*GIVEN TASK*: Below is a listing. Return the lines from the one that contains "Output the LaTeX" to the one that contains "(0,565) rectangle (95,659);", both ends included, verbatim and with no pictures.

*ENTRIES PROVIDED*:
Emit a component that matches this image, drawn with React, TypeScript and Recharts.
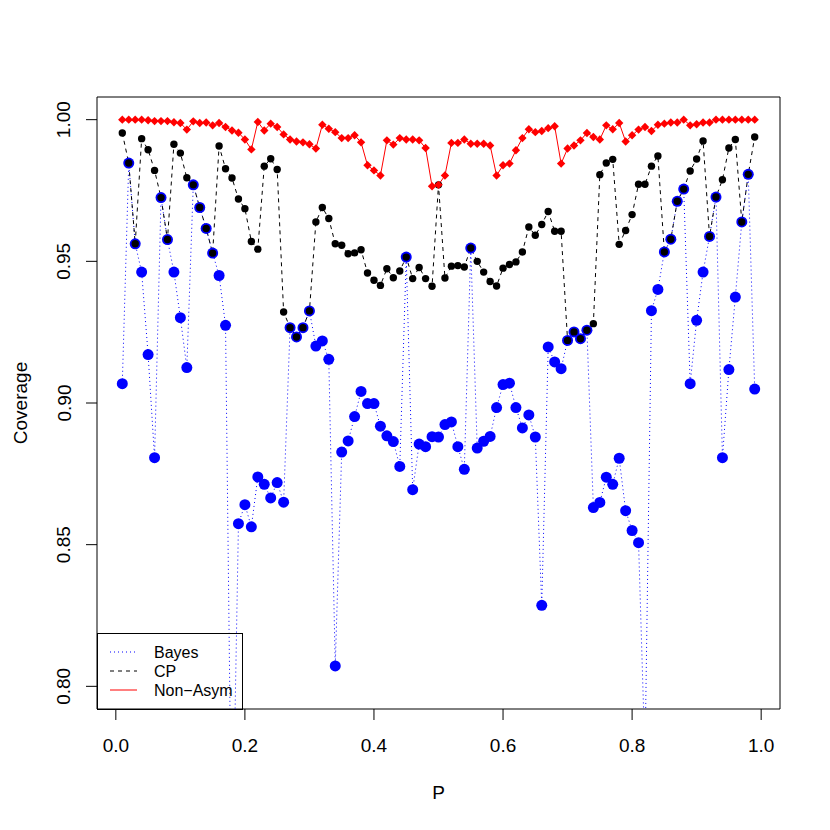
import React from 'react';
import {
  ComposedChart,
  Line,
  XAxis,
  YAxis,
  Legend,
  ReferenceArea,
} from 'recharts';

// proportion p, 0.01 .. 0.99
const P = [
  0.01, 0.02, 0.03, 0.04, 0.05, 0.06, 0.07, 0.08, 0.09, 0.1,
  0.11, 0.12, 0.13, 0.14, 0.15, 0.16, 0.17, 0.18, 0.19, 0.2,
  0.21, 0.22, 0.23, 0.24, 0.25, 0.26, 0.27, 0.28, 0.29, 0.3,
  0.31, 0.32, 0.33, 0.34, 0.35, 0.36, 0.37, 0.38, 0.39, 0.4,
  0.41, 0.42, 0.43, 0.44, 0.45, 0.46, 0.47, 0.48, 0.49, 0.5,
  0.51, 0.52, 0.53, 0.54, 0.55, 0.56, 0.57, 0.58, 0.59, 0.6,
  0.61, 0.62, 0.63, 0.64, 0.65, 0.66, 0.67, 0.68, 0.69, 0.7,
  0.71, 0.72, 0.73, 0.74, 0.75, 0.76, 0.77, 0.78, 0.79, 0.8,
  0.81, 0.82, 0.83, 0.84, 0.85, 0.86, 0.87, 0.88, 0.89, 0.9,
  0.91, 0.92, 0.93, 0.94, 0.95, 0.96, 0.97, 0.98, 0.99,
];

const BAYES = [
  0.9068, 0.9847, 0.9562, 0.9462, 0.9171, 0.8807, 0.9725, 0.9577, 0.9462, 0.9301,
  0.9125, 0.977, 0.969, 0.9616, 0.9529, 0.945, 0.9274, 0.73, 0.8574, 0.8641,
  0.8563, 0.8739, 0.8713, 0.8665, 0.8719, 0.865, 0.9266, 0.9233, 0.9266, 0.9325,
  0.9201, 0.9219, 0.9154, 0.8072, 0.8827, 0.8866, 0.8952, 0.9041, 0.8998, 0.8998,
  0.8918, 0.8884, 0.8864, 0.8776, 0.9515, 0.8694, 0.8855, 0.8846, 0.8881, 0.888,
  0.8924, 0.8933, 0.8846, 0.8766, 0.9547, 0.8841, 0.8865, 0.8882, 0.8984, 0.9065,
  0.907, 0.8984, 0.8912, 0.8958, 0.888, 0.8286, 0.9198, 0.9145, 0.9121, 0.9221,
  0.9251, 0.9227, 0.9257, 0.8631, 0.8649, 0.8738, 0.8713, 0.8805, 0.862, 0.855,
  0.8507, 0.775, 0.9326, 0.9401, 0.9533, 0.9578, 0.9712, 0.9755, 0.9068, 0.9292,
  0.9462, 0.9588, 0.9727, 0.8807, 0.9118, 0.9374, 0.9639, 0.9807, 0.9049,
];

const CP = [
  0.9953, 0.9847, 0.9562, 0.9933, 0.9894, 0.9821, 0.9725, 0.9577, 0.9913, 0.9882,
  0.9795, 0.977, 0.969, 0.9616, 0.9529, 0.9907, 0.9827, 0.9794, 0.972, 0.9686,
  0.957, 0.9543, 0.9836, 0.9862, 0.9824, 0.9321, 0.9266, 0.9233, 0.9266, 0.9325,
  0.9639, 0.969, 0.9651, 0.9562, 0.9557, 0.9527, 0.953, 0.9541, 0.9459, 0.9433,
  0.9415, 0.9474, 0.9442, 0.9466, 0.9515, 0.9439, 0.9478, 0.9439, 0.9412, 0.977,
  0.9441, 0.9483, 0.9485, 0.948, 0.9547, 0.95, 0.9462, 0.9429, 0.9413, 0.9476,
  0.9489, 0.9498, 0.9533, 0.9621, 0.9592, 0.963, 0.9676, 0.9606, 0.9606, 0.9221,
  0.9251, 0.9227, 0.9257, 0.928, 0.9806, 0.9847, 0.986, 0.956, 0.9609, 0.9665,
  0.9772, 0.9772, 0.9836, 0.9872, 0.9533, 0.9578, 0.9712, 0.9755, 0.9819, 0.9861,
  0.9925, 0.9588, 0.9727, 0.9788, 0.99, 0.993, 0.9639, 0.9807, 0.9939,
];

const NON_ASYM = [
  1.0, 1.0, 1.0, 1.0, 0.9998, 0.9995, 0.9995, 0.9995, 0.9991, 0.9988,
  0.9965, 0.9994, 0.9988, 0.999, 0.998, 0.9988, 0.9974, 0.9962, 0.9954, 0.993,
  0.9895, 0.9992, 0.9962, 0.9986, 0.9974, 0.9948, 0.993, 0.9923, 0.992, 0.9913,
  0.9898, 0.9982, 0.9968, 0.9956, 0.9935, 0.9935, 0.9945, 0.992, 0.9839, 0.9821,
  0.9803, 0.9927, 0.9912, 0.9935, 0.993, 0.993, 0.9927, 0.99, 0.9765, 0.977,
  0.9803, 0.9918, 0.9918, 0.993, 0.9915, 0.9915, 0.9915, 0.9909, 0.9803, 0.9839,
  0.9845, 0.9892, 0.9935, 0.9966, 0.9956, 0.996, 0.997, 0.9977, 0.9845, 0.9898,
  0.9909, 0.9927, 0.9953, 0.9939, 0.993, 0.998, 0.9966, 0.9988, 0.9923, 0.9945,
  0.9965, 0.9974, 0.996, 0.9982, 0.9986, 0.999, 0.999, 1.0, 0.998, 0.9984,
  0.999, 0.999, 1.0, 1.0, 1.0, 1.0, 1.0, 1.0, 1.0,
];

const X_TICKS = [0, 0.2, 0.4, 0.6, 0.8, 1.0];
const Y_TICKS = [0.8, 0.85, 0.9, 0.95, 1.0];

const X_DOMAIN: [number, number] = [-0.0292, 1.0292];
const Y_DOMAIN: [number, number] = [0.792, 1.008];

const FONT = '"Liberation Sans", Arial, Helvetica, sans-serif';
const BLUE = '#0000FF';
const RED = '#FF0000';

const data = P.map((p, i) => ({
  p,
  bayes: BAYES[i],
  cp: CP[i],
  nonAsym: NON_ASYM[i],
}));

const XTick = ({ x, y, payload }: any) => (
  <text x={x} y={y + 30} textAnchor="middle" fontSize={19} fontFamily={FONT} fill="#000">
    {payload.value.toFixed(1)}
  </text>
);

const YTick = ({ x, y, payload }: any) => (
  <text
    x={x - 13.5}
    y={y}
    transform={`rotate(-90 ${x - 13.5} ${y})`}
    textAnchor="middle"
    fontSize={19}
    fontFamily={FONT}
    fill="#000"
  >
    {payload.value.toFixed(2)}
  </text>
);

const Diamond = (props: any) => {
  const { cx, cy, index } = props;
  if (cx == null || cy == null) return <g key={`d-${index}`} />;
  const s = 4.2;
  return (
    <polygon
      key={`d-${index}`}
      points={`${cx},${cy - s} ${cx + s},${cy} ${cx},${cy + s} ${cx - s},${cy}`}
      fill={RED}
    />
  );
};

const LEGEND_ITEMS = [
  { label: 'Bayes', color: BLUE, dash: '1 3' },
  { label: 'CP', color: '#000', dash: '4 4' },
  { label: 'Non\u2212Asym', color: RED, dash: undefined },
];

const LegendBox = () => (
  <svg width={146} height={77} style={{ display: 'block' }}>
    <rect x={0.5} y={0.5} width={145} height={76} fill="none" stroke="#000" />
    {LEGEND_ITEMS.map((it, i) => (
      <g key={it.label}>
        <line
          x1={13}
          x2={40}
          y1={19 + i * 19}
          y2={19 + i * 19}
          stroke={it.color}
          strokeDasharray={it.dash}
        />
        <text x={57} y={25 + i * 19} fontSize={16} fontFamily={FONT} fill="#000">
          {it.label}
        </text>
      </g>
    ))}
  </svg>
);

export default function App() {
  return (
    <div style={{ position: 'absolute', left: 0, top: 0, width: 830, height: 830, background: '#fff' }}>
      <ComposedChart
        width={830}
        height={830}
        data={data}
        margin={{ top: 97, right: 50, left: 0, bottom: 0 }}
      >
        <XAxis
          type="number"
          dataKey="p"
          domain={X_DOMAIN}
          ticks={X_TICKS}
          allowDataOverflow
          axisLine={false}
          tickSize={11}
          stroke="#000"
          tick={<XTick />}
          height={121}
          label={({ viewBox }: any) => (
            <text
              x={viewBox.x + viewBox.width / 2}
              y={799}
              textAnchor="middle"
              fontSize={19}
              fontFamily={FONT}
              fill="#000"
            >
              P
            </text>
          )}
        />
        <YAxis
          type="number"
          domain={Y_DOMAIN}
          ticks={Y_TICKS}
          allowDataOverflow
          axisLine={false}
          tickSize={11}
          stroke="#000"
          tick={<YTick />}
          width={97}
          label={({ viewBox }: any) => {
            const cy = viewBox.y + viewBox.height / 2;
            return (
              <text
                x={27}
                y={cy}
                transform={`rotate(-90 27 ${cy})`}
                textAnchor="middle"
                fontSize={19}
                fontFamily={FONT}
                fill="#000"
              >
                Coverage
              </text>
            );
          }}
        />
        <ReferenceArea
          x1={X_DOMAIN[0]}
          x2={X_DOMAIN[1]}
          y1={Y_DOMAIN[0]}
          y2={Y_DOMAIN[1]}
          fill="none"
          stroke="#000"
          strokeWidth={1}
          ifOverflow="visible"
        />
        <Line
          dataKey="bayes"
          type="linear"
          stroke={BLUE}
          strokeWidth={1}
          strokeDasharray="1 3"
          dot={{ r: 5.5, fill: BLUE, stroke: 'none' }}
          activeDot={false}
          isAnimationActive={false}
        />
        <Line
          dataKey="cp"
          type="linear"
          stroke="#000"
          strokeWidth={1}
          strokeDasharray="4 4"
          dot={{ r: 3.7, fill: '#000', stroke: 'none' }}
          activeDot={false}
          isAnimationActive={false}
        />
        <Line
          dataKey="nonAsym"
          type="linear"
          stroke={RED}
          strokeWidth={1}
          dot={<Diamond />}
          activeDot={false}
          isAnimationActive={false}
        />
        <Legend
          layout="horizontal"
          align="center"
          verticalAlign="middle"
          wrapperStyle={{ position: 'absolute', left: 97, top: 633, width: 146, height: 77 }}
          content={() => <LegendBox />}
        />
      </ComposedChart>
    </div>
  );
}
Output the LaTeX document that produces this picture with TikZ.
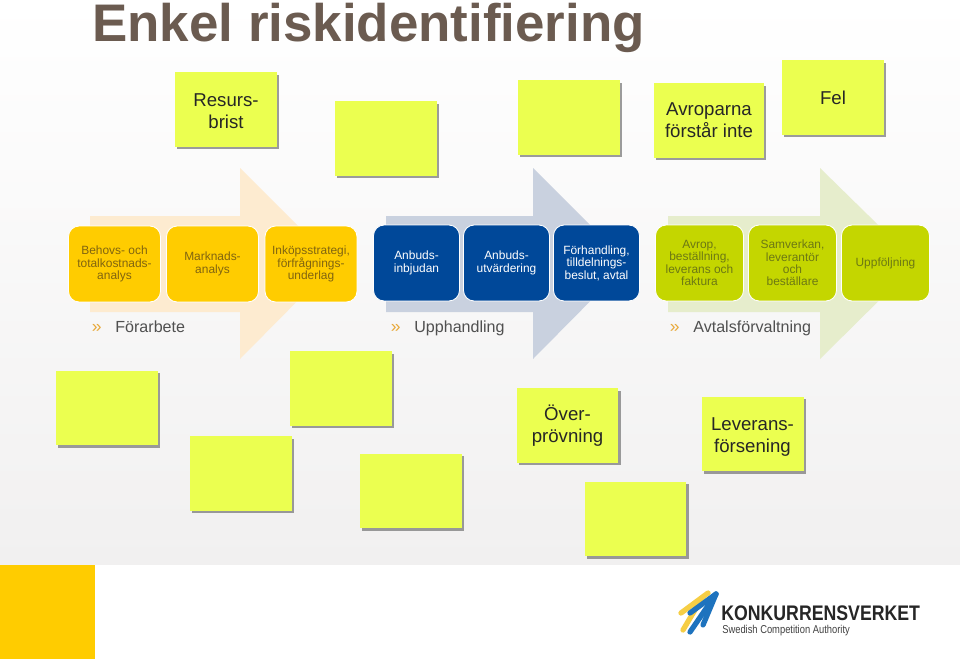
\documentclass[tikz,border=0pt]{standalone}
\usepackage{fontspec}
\setmainfont{Liberation Sans}
\usetikzlibrary{arrows.meta,positioning,calc,shadows}
\definecolor{rkNote}{HTML}{EBFF50}
\definecolor{rkPaper}{HTML}{F1F0F0}
\definecolor{rkTitle}{HTML}{6B5B50}
\definecolor{rkGold}{HTML}{FFCC00}
\definecolor{rkGoldText}{HTML}{806410}
\definecolor{rkNavy}{HTML}{004899}
\definecolor{rkLime}{HTML}{C4D600}
\definecolor{rkLimeText}{HTML}{6C7814}
\definecolor{rkInk}{HTML}{505050}
\definecolor{rkAmber}{HTML}{E8A93A}
\definecolor{rkBlue}{HTML}{1E73BE}
\definecolor{rkSun}{HTML}{F6CE45}
\newcommand{\lowtext}[1]{\rule{0pt}{#1}}
\tikzset{
  note/.style    ={fill=rkNote,minimum width=2.04cm,minimum height=1.49cm,inner sep=0pt,
                   align=center,font=\fontsize{10.6}{12.6}\selectfont,text=black!85,
                   drop shadow={shadow xshift=1.3pt,shadow yshift=-1.3pt,fill=black!55,opacity=.7}},
  stepbox/.style ={draw=white,line width=0.5pt,rounded corners=6pt,minimum height=1.52cm,
                   inner sep=0pt,align=center,font=\fontsize{6.8}{7.1}\selectfont},
  goldbox/.style ={stepbox,fill=rkGold,text=rkGoldText,minimum width=1.84cm},
  navybox/.style ={stepbox,fill=rkNavy,text=white,minimum width=1.72cm},
  limebox/.style ={stepbox,fill=rkLime,text=rkLimeText,minimum width=1.76cm},
  phase/.style   ={anchor=base west,inner sep=0pt,font=\fontsize{9.15}{10}\selectfont,text=rkInk},
  chevron/.style ={anchor=base east,inner sep=0pt,font=\fontsize{10}{10}\selectfont,text=rkAmber},
}
\begin{document}
\begin{tikzpicture}[x=0.02cm,y=-0.02cm]
\useasboundingbox (0,0) rectangle (960,659);
\shade[top color=white,bottom color=rkPaper] (0,0) rectangle (960,565);
\fill[white] (0,565) rectangle (960,659);
\fill[rkGold] (0,565) rectangle (95,659);

\node[anchor=base west,inner sep=0pt,font=\bfseries\fontsize{30.1}{32}\selectfont,text=rkTitle] (title) at (92,41)
  {Enkel riskidentifiering};

% big arrows behind the steps
\foreach \x/\h/\t/\c in {90/240/335/FDEBD0, 386/533/628/C9D1DF, 668/820/917/E6EDCC}
  { \definecolor{tmp}{HTML}{\c}
    \fill[tmp] (\x,216) -- (\h,216) -- (\h,168) -- (\t,263) -- (\h,359) -- (\h,312) -- (\x,312) -- cycle; }

\node[goldbox] (behov) at (114.5,264) {Behovs- och\\totalkostnads-\\analys};
\node[goldbox] (marknad) at (212.5,264) {Marknads-\\analys};
\node[goldbox] (inkop) at (311,264) {Inköpsstrategi,\\förfrågnings-\\underlag};
\node[navybox] (inbjudan) at (416.5,263) {Anbuds-\\inbjudan};
\node[navybox] (utvardering) at (506.5,263) {Anbuds-\\utvärdering};
\node[navybox] (avtal) at (596.5,263) {Förhandling,\\tilldelnings-\\beslut, avtal};
\node[limebox] (avrop) at (699.5,263) {Avrop,\\beställning,\\leverans och\\faktura};
\node[limebox] (samverkan) at (792.5,263) {Samverkan,\\leverantör\\och\\beställare};
\node[limebox] (uppfoljning) at (885.5,263) {Uppföljning};

\node[phase] (forarbete) at (115,332) {Förarbete};
\node[chevron] (forarbeteb) at (102,332) {»};
\node[phase] (upphandling) at (414,332) {Upphandling};
\node[chevron] (upphandlingb) at (401,332) {»};
\node[phase] (avtalsforv) at (693,332) {Avtalsförvaltning};
\node[chevron] (avtalsforvb) at (680,332) {»};

% notes
\node[note] (resurs) at (226,109.5) {\lowtext{9pt}Resurs-\\brist};
\node[note] (blankA) at (386,138.5) {};
\node[note] (blankB) at (569,117.5) {};
\node[note,minimum width=2.2cm] (avroparna) at (709,120.5) {Avroparna\\förstår inte};
\node[note] (fel) at (833,97.5) {Fel};
\node[note] (blankC) at (107,408) {};
\node[note] (blankD) at (241,473.5) {};
\node[note] (blankE) at (341,388.5) {};
\node[note] (blankF) at (411,491) {};
\node[note] (overprovning) at (567.5,425.5) {Över-\\prövning};
\node[note] (blankG) at (635.5,519) {};
\node[note] (leverans) at (752.5,434) {\lowtext{10.5pt}Leverans-\\försening};

% logo
\foreach \a/\b/\p/\q in {681/613/708/593, 683/630/702/598}
  { \draw[rkSun,line width=3pt,line cap=round] (\a,\b) -- (\p,\q); }
\foreach \a/\b in {690/613, 690/632, 703/625}
  { \draw[rkBlue,line width=3pt,line cap=round] (\a,\b) -- (716,594); }
\node[anchor=base west,inner sep=0pt,font=\bfseries\fontsize{12}{14}\selectfont,xscale=.84,text=black!85] (konkurrens) at (721,620.5) {KONKURRENSVERKET};
\node[anchor=base west,inner sep=0pt,font=\fontsize{6.5}{8}\selectfont,xscale=.82,text=black!75] (swedish) at (722,633.5) {Swedish Competition Authority};
\end{tikzpicture}
\end{document}
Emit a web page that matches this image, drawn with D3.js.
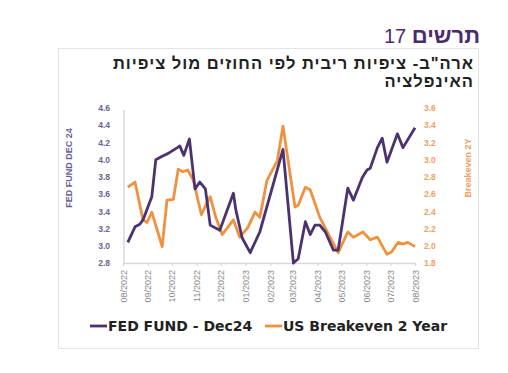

*THE SOLUTION*:
Output the LaTeX document that produces this picture with TikZ.
\documentclass[tikz,border=0pt]{standalone}
\usepackage{fontspec}
\setmainfont{Liberation Sans}
\usetikzlibrary{arrows.meta,positioning,calc,shadows}
\definecolor{rkNote}{HTML}{EBFF50}
\definecolor{rkPaper}{HTML}{F1F0F0}
\definecolor{rkTitle}{HTML}{6B5B50}
\definecolor{rkGold}{HTML}{FFCC00}
\definecolor{rkGoldText}{HTML}{806410}
\definecolor{rkNavy}{HTML}{004899}
\definecolor{rkLime}{HTML}{C4D600}
\definecolor{rkLimeText}{HTML}{6C7814}
\definecolor{rkInk}{HTML}{505050}
\definecolor{rkAmber}{HTML}{E8A93A}
\definecolor{rkBlue}{HTML}{1E73BE}
\definecolor{rkSun}{HTML}{F6CE45}
\newcommand{\lowtext}[1]{\rule{0pt}{#1}}
\tikzset{
  note/.style    ={fill=rkNote,minimum width=2.04cm,minimum height=1.49cm,inner sep=0pt,
                   align=center,font=\fontsize{10.6}{12.6}\selectfont,text=black!85,
                   drop shadow={shadow xshift=1.3pt,shadow yshift=-1.3pt,fill=black!55,opacity=.7}},
  stepbox/.style ={draw=white,line width=0.5pt,rounded corners=6pt,minimum height=1.52cm,
                   inner sep=0pt,align=center,font=\fontsize{6.8}{7.1}\selectfont},
  goldbox/.style ={stepbox,fill=rkGold,text=rkGoldText,minimum width=1.84cm},
  navybox/.style ={stepbox,fill=rkNavy,text=white,minimum width=1.72cm},
  limebox/.style ={stepbox,fill=rkLime,text=rkLimeText,minimum width=1.76cm},
  phase/.style   ={anchor=base west,inner sep=0pt,font=\fontsize{9.15}{10}\selectfont,text=rkInk},
  chevron/.style ={anchor=base east,inner sep=0pt,font=\fontsize{10}{10}\selectfont,text=rkAmber},
}
\begin{document}
\begin{tikzpicture}[x=0.02cm,y=-0.02cm]
\useasboundingbox (0,0) rectangle (960,659);
\shade[top color=white,bottom color=rkPaper] (0,0) rectangle (960,565);
\fill[white] (0,565) rectangle (960,659);
\fill[rkGold] (0,565) rectangle (95,659);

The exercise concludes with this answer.